** Start **

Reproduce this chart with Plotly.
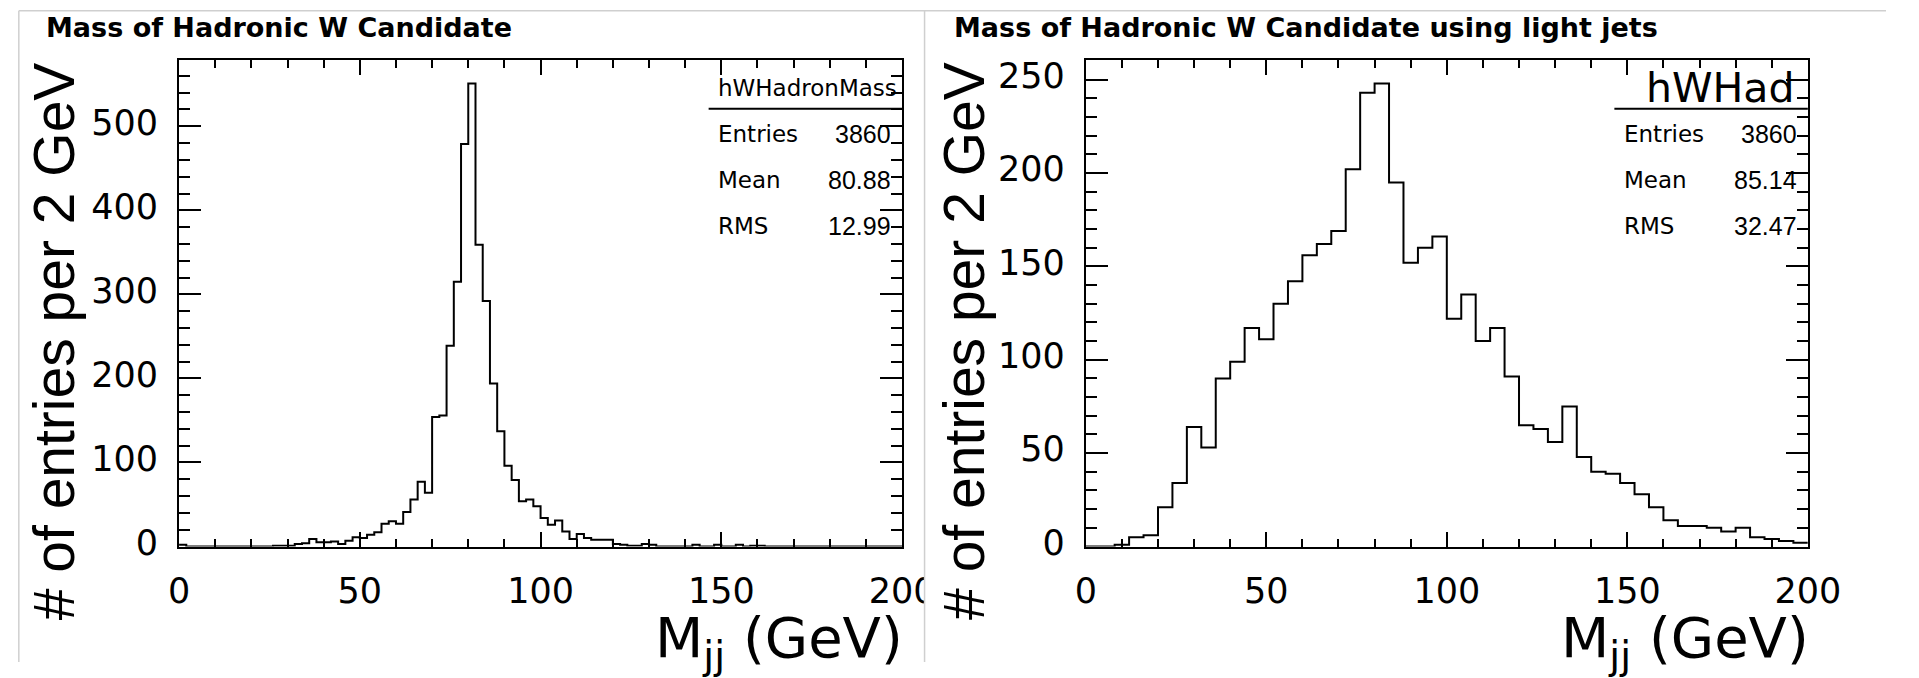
import plotly.graph_objects as go

# ---------------- data ----------------
# left: Mass of Hadronic W Candidate, 2 GeV bins from 0 to 200
left_bin_width = 2
left_counts = [
    2, 0, 0, 0, 0, 0, 0, 0, 0, 0,
    0, 0, 0, 1, 1, 1, 3, 4, 9, 5,
    5, 6, 3, 7, 11, 10, 14, 17, 27, 30,
    27, 41, 56, 77, 64, 154, 156, 239, 315, 479,
    551, 359, 292, 194, 137, 96, 79, 54, 56, 48,
    34, 26, 31, 18, 9, 15, 10, 8, 8, 8,
    3, 2, 1, 1, 3, 2, 0, 0, 0, 0,
    0, 2, 0, 0, 2, 0, 0, 2, 0, 1,
    1, 0, 0, 0, 0, 0, 0, 0, 0, 0,
    0, 0, 0, 0, 0, 0, 0, 0, 0, 0,
]
# right: using light jets, 4 GeV bins from 0 to 200
right_bin_width = 4
right_counts = [
    0, 0, 1, 5, 6, 21, 34, 64, 53, 90,
    99, 117, 111, 130, 142, 156, 162, 169, 202, 243,
    248, 195, 152, 160, 166, 122, 135, 110, 117, 91,
    65, 63, 56, 75, 48, 40, 39, 34, 28, 21,
    14, 11, 11, 10, 8, 10, 5, 4, 3, 2,
]
titles = ["Mass of Hadronic W Candidate", "Mass of Hadronic W Candidate using light jets"]
hist_names = ["hWHadronMass", "hWHad"]
stats_labels = ["Entries", "Mean", "RMS"]
stats_left = ["3860", "80.88", "12.99"]
stats_right = ["3860", "85.14", "32.47"]
x_ticks = [0, 50, 100, 150, 200]

W, H = 1919, 678
WIDE = "DejaVu Sans, Verdana, sans-serif"
HELV = "Liberation Sans, Arial, Helvetica, sans-serif"

def px(x):
    return x / W

def py(y):
    return 1 - y / H

# frame geometry (pixels)
L_X0, L_X1 = 172, 912
R_X0, R_X1 = 1100, 1839
Y_TOP, Y_BOT = 58, 559

def step_xy(counts, bw):
    xs = [i * bw for i in range(len(counts) + 1)]
    ys = list(counts) + [counts[-1]]
    return xs, ys

fig = go.Figure()
lx, ly = step_xy(left_counts, left_bin_width)
rx, ry = step_xy(right_counts, right_bin_width)
fig.add_trace(go.Scatter(x=lx, y=ly, mode="lines", line=dict(shape="hv", color="black", width=2),
                         xaxis="x", yaxis="y", showlegend=False, hoverinfo="skip"))
fig.add_trace(go.Scatter(x=rx, y=ry, mode="lines", line=dict(shape="hv", color="black", width=2),
                         xaxis="x2", yaxis="y2", showlegend=False, hoverinfo="skip"))

tickfont = dict(family=WIDE, size=35, color="black")

def xaxis(domain, anchor):
    return dict(domain=domain, anchor=anchor, range=[0, 200], tickmode="array", tickvals=x_ticks,
                showline=True, linecolor="black", linewidth=2, mirror="allticks",
                ticks="inside", ticklen=15, tickwidth=1.6, tickcolor="black",
                minor=dict(dtick=10, tick0=0, ticks="inside", ticklen=8, tickwidth=1.6, tickcolor="black"),
                showgrid=False, zeroline=False, tickfont=tickfont, fixedrange=True,
                ticklabelstandoff=12)

def yaxis(domain, anchor, rmax, dtick, mdtick):
    return dict(domain=domain, anchor=anchor, range=[0, rmax], dtick=dtick, tick0=0,
                showline=True, linecolor="black", linewidth=2, mirror="allticks",
                ticks="inside", ticklen=22, tickwidth=1.6, tickcolor="black",
                minor=dict(dtick=mdtick, tick0=0, ticks="inside", ticklen=11, tickwidth=1.6, tickcolor="black"),
                showgrid=False, zeroline=False, tickfont=tickfont, fixedrange=True,
                ticklabelstandoff=12, ticklabelshift=-4)

ydom = [py(Y_BOT), py(Y_TOP)]
fig.update_layout(
    width=W, height=H, margin=dict(l=0, r=0, t=0, b=0),
    paper_bgcolor="white", plot_bgcolor="white", showlegend=False,
    xaxis=xaxis([px(L_X0), px(L_X1)], "y"),
    yaxis=yaxis(ydom, "x", max(left_counts) * 1.05, 100, 20),
    xaxis2=xaxis([px(R_X0), px(R_X1)], "y2"),
    yaxis2=yaxis(ydom, "x2", max(right_counts) * 1.05, 50, 10),
)

ann = []
# titles
for t, x0 in zip(titles, [34, 963]):
    ann.append(dict(text=t, x=px(x0), y=py(42), xref="paper", yref="paper", xanchor="left", yanchor="bottom",
                    showarrow=False, font=dict(family=WIDE, size=27, color="black", weight="bold")))
# y-axis titles
for xc in [44, 976]:
    ann.append(dict(text="# of entries per 2 GeV", x=px(xc), y=py(58), xref="paper", yref="paper",
                    xanchor="center", yanchor="top", textangle=-90, showarrow=False,
                    font=dict(family=HELV, size=57, color="black")))
# x-axis titles
for xr in [L_X1, R_X1]:
    ann.append(dict(text="M<sub>jj</sub> (GeV)", x=px(xr + 3), y=py(617), xref="paper", yref="paper",
                    xanchor="right", yanchor="top", showarrow=False,
                    font=dict(family=WIDE, size=56, color="black")))
# stats boxes
row_y = [134, 181, 229]
for x1, name, vals, nsize in [(L_X1, hist_names[0], stats_left, 23), (R_X1, hist_names[1], stats_right, 41)]:
    x0 = x1 - 198
    ann.append(dict(text=name, x=px((x0 + x1) / 2 + (2 if nsize < 30 else 10)), y=py(87), xref="paper", yref="paper",
                    xanchor="center", yanchor="middle", showarrow=False,
                    font=dict(family=WIDE, size=nsize, color="black")))
    for lab, val, yy in zip(stats_labels, vals, row_y):
        ann.append(dict(text=lab, x=px(x0 + 8), y=py(yy), xref="paper", yref="paper",
                        xanchor="left", yanchor="middle", showarrow=False,
                        font=dict(family=WIDE, size=23, color="black")))
        ann.append(dict(text=val, x=px(x1 - 9), y=py(yy), xref="paper", yref="paper",
                        xanchor="right", yanchor="middle", showarrow=False,
                        font=dict(family=HELV, size=25, color="black")))
fig.update_layout(annotations=ann)

shapes = []
# clip of left panel's last tick label by the right pad
shapes.append(dict(type="rect", xref="paper", yref="paper", x0=px(935), x1=px(975), y0=py(640), y1=py(565),
                   fillcolor="white", line=dict(width=0), layer="above"))
# stats separator lines
for x1 in [L_X1, R_X1]:
    shapes.append(dict(type="line", xref="paper", yref="paper", x0=px(x1 - 198), x1=px(x1), y0=py(108), y1=py(108),
                       line=dict(color="black", width=2), layer="above"))
# pad borders
gray = "#cfcfcf"
shapes.append(dict(type="line", xref="paper", yref="paper", x0=px(8), x1=1, y0=py(7), y1=py(7), line=dict(color=gray, width=1.5)))
shapes.append(dict(type="line", xref="paper", yref="paper", x0=px(8), x1=px(8), y0=py(7), y1=0, line=dict(color=gray, width=1.5)))
shapes.append(dict(type="line", xref="paper", yref="paper", x0=px(935), x1=px(935), y0=py(7), y1=0, line=dict(color=gray, width=1.5)))
fig.update_layout(shapes=shapes)

fig.write_html("out.html")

** End **

The request - Reproduce the material word for word. Any pictures should be left out of the copy.

Response to the exercise -
Reproduce this chart with Plotly.
import plotly.graph_objects as go

# ---------------- data ----------------
# left: Mass of Hadronic W Candidate, 2 GeV bins from 0 to 200
left_bin_width = 2
left_counts = [
    2, 0, 0, 0, 0, 0, 0, 0, 0, 0,
    0, 0, 0, 1, 1, 1, 3, 4, 9, 5,
    5, 6, 3, 7, 11, 10, 14, 17, 27, 30,
    27, 41, 56, 77, 64, 154, 156, 239, 315, 479,
    551, 359, 292, 194, 137, 96, 79, 54, 56, 48,
    34, 26, 31, 18, 9, 15, 10, 8, 8, 8,
    3, 2, 1, 1, 3, 2, 0, 0, 0, 0,
    0, 2, 0, 0, 2, 0, 0, 2, 0, 1,
    1, 0, 0, 0, 0, 0, 0, 0, 0, 0,
    0, 0, 0, 0, 0, 0, 0, 0, 0, 0,
]
# right: using light jets, 4 GeV bins from 0 to 200
right_bin_width = 4
right_counts = [
    0, 0, 1, 5, 6, 21, 34, 64, 53, 90,
    99, 117, 111, 130, 142, 156, 162, 169, 202, 243,
    248, 195, 152, 160, 166, 122, 135, 110, 117, 91,
    65, 63, 56, 75, 48, 40, 39, 34, 28, 21,
    14, 11, 11, 10, 8, 10, 5, 4, 3, 2,
]
titles = ["Mass of Hadronic W Candidate", "Mass of Hadronic W Candidate using light jets"]
hist_names = ["hWHadronMass", "hWHad"]
stats_labels = ["Entries", "Mean", "RMS"]
stats_left = ["3860", "80.88", "12.99"]
stats_right = ["3860", "85.14", "32.47"]
x_ticks = [0, 50, 100, 150, 200]

W, H = 1919, 678
WIDE = "DejaVu Sans, Verdana, sans-serif"
HELV = "Liberation Sans, Arial, Helvetica, sans-serif"

def px(x):
    return x / W

def py(y):
    return 1 - y / H

# frame geometry (pixels)
L_X0, L_X1 = 172, 912
R_X0, R_X1 = 1100, 1839
Y_TOP, Y_BOT = 58, 559

def step_xy(counts, bw):
    xs = [i * bw for i in range(len(counts) + 1)]
    ys = list(counts) + [counts[-1]]
    return xs, ys

fig = go.Figure()
lx, ly = step_xy(left_counts, left_bin_width)
rx, ry = step_xy(right_counts, right_bin_width)
fig.add_trace(go.Scatter(x=lx, y=ly, mode="lines", line=dict(shape="hv", color="black", width=2),
                         xaxis="x", yaxis="y", showlegend=False, hoverinfo="skip"))
fig.add_trace(go.Scatter(x=rx, y=ry, mode="lines", line=dict(shape="hv", color="black", width=2),
                         xaxis="x2", yaxis="y2", showlegend=False, hoverinfo="skip"))

tickfont = dict(family=WIDE, size=35, color="black")

def xaxis(domain, anchor):
    return dict(domain=domain, anchor=anchor, range=[0, 200], tickmode="array", tickvals=x_ticks,
                showline=True, linecolor="black", linewidth=2, mirror="allticks",
                ticks="inside", ticklen=15, tickwidth=1.6, tickcolor="black",
                minor=dict(dtick=10, tick0=0, ticks="inside", ticklen=8, tickwidth=1.6, tickcolor="black"),
                showgrid=False, zeroline=False, tickfont=tickfont, fixedrange=True,
                ticklabelstandoff=12)

def yaxis(domain, anchor, rmax, dtick, mdtick):
    return dict(domain=domain, anchor=anchor, range=[0, rmax], dtick=dtick, tick0=0,
                showline=True, linecolor="black", linewidth=2, mirror="allticks",
                ticks="inside", ticklen=22, tickwidth=1.6, tickcolor="black",
                minor=dict(dtick=mdtick, tick0=0, ticks="inside", ticklen=11, tickwidth=1.6, tickcolor="black"),
                showgrid=False, zeroline=False, tickfont=tickfont, fixedrange=True,
                ticklabelstandoff=12, ticklabelshift=-4)

ydom = [py(Y_BOT), py(Y_TOP)]
fig.update_layout(
    width=W, height=H, margin=dict(l=0, r=0, t=0, b=0),
    paper_bgcolor="white", plot_bgcolor="white", showlegend=False,
    xaxis=xaxis([px(L_X0), px(L_X1)], "y"),
    yaxis=yaxis(ydom, "x", max(left_counts) * 1.05, 100, 20),
    xaxis2=xaxis([px(R_X0), px(R_X1)], "y2"),
    yaxis2=yaxis(ydom, "x2", max(right_counts) * 1.05, 50, 10),
)

ann = []
# titles
for t, x0 in zip(titles, [34, 963]):
    ann.append(dict(text=t, x=px(x0), y=py(42), xref="paper", yref="paper", xanchor="left", yanchor="bottom",
                    showarrow=False, font=dict(family=WIDE, size=27, color="black", weight="bold")))
# y-axis titles
for xc in [44, 976]:
    ann.append(dict(text="# of entries per 2 GeV", x=px(xc), y=py(58), xref="paper", yref="paper",
                    xanchor="center", yanchor="top", textangle=-90, showarrow=False,
                    font=dict(family=HELV, size=57, color="black")))
# x-axis titles
for xr in [L_X1, R_X1]:
    ann.append(dict(text="M<sub>jj</sub> (GeV)", x=px(xr + 3), y=py(617), xref="paper", yref="paper",
                    xanchor="right", yanchor="top", showarrow=False,
                    font=dict(family=WIDE, size=56, color="black")))
# stats boxes
row_y = [134, 181, 229]
for x1, name, vals, nsize in [(L_X1, hist_names[0], stats_left, 23), (R_X1, hist_names[1], stats_right, 41)]:
    x0 = x1 - 198
    ann.append(dict(text=name, x=px((x0 + x1) / 2 + (2 if nsize < 30 else 10)), y=py(87), xref="paper", yref="paper",
                    xanchor="center", yanchor="middle", showarrow=False,
                    font=dict(family=WIDE, size=nsize, color="black")))
    for lab, val, yy in zip(stats_labels, vals, row_y):
        ann.append(dict(text=lab, x=px(x0 + 8), y=py(yy), xref="paper", yref="paper",
                        xanchor="left", yanchor="middle", showarrow=False,
                        font=dict(family=WIDE, size=23, color="black")))
        ann.append(dict(text=val, x=px(x1 - 9), y=py(yy), xref="paper", yref="paper",
                        xanchor="right", yanchor="middle", showarrow=False,
                        font=dict(family=HELV, size=25, color="black")))
fig.update_layout(annotations=ann)

shapes = []
# clip of left panel's last tick label by the right pad
shapes.append(dict(type="rect", xref="paper", yref="paper", x0=px(935), x1=px(975), y0=py(640), y1=py(565),
                   fillcolor="white", line=dict(width=0), layer="above"))
# stats separator lines
for x1 in [L_X1, R_X1]:
    shapes.append(dict(type="line", xref="paper", yref="paper", x0=px(x1 - 198), x1=px(x1), y0=py(108), y1=py(108),
                       line=dict(color="black", width=2), layer="above"))
# pad borders
gray = "#cfcfcf"
shapes.append(dict(type="line", xref="paper", yref="paper", x0=px(8), x1=1, y0=py(7), y1=py(7), line=dict(color=gray, width=1.5)))
shapes.append(dict(type="line", xref="paper", yref="paper", x0=px(8), x1=px(8), y0=py(7), y1=0, line=dict(color=gray, width=1.5)))
shapes.append(dict(type="line", xref="paper", yref="paper", x0=px(935), x1=px(935), y0=py(7), y1=0, line=dict(color=gray, width=1.5)))
fig.update_layout(shapes=shapes)

fig.write_html("out.html")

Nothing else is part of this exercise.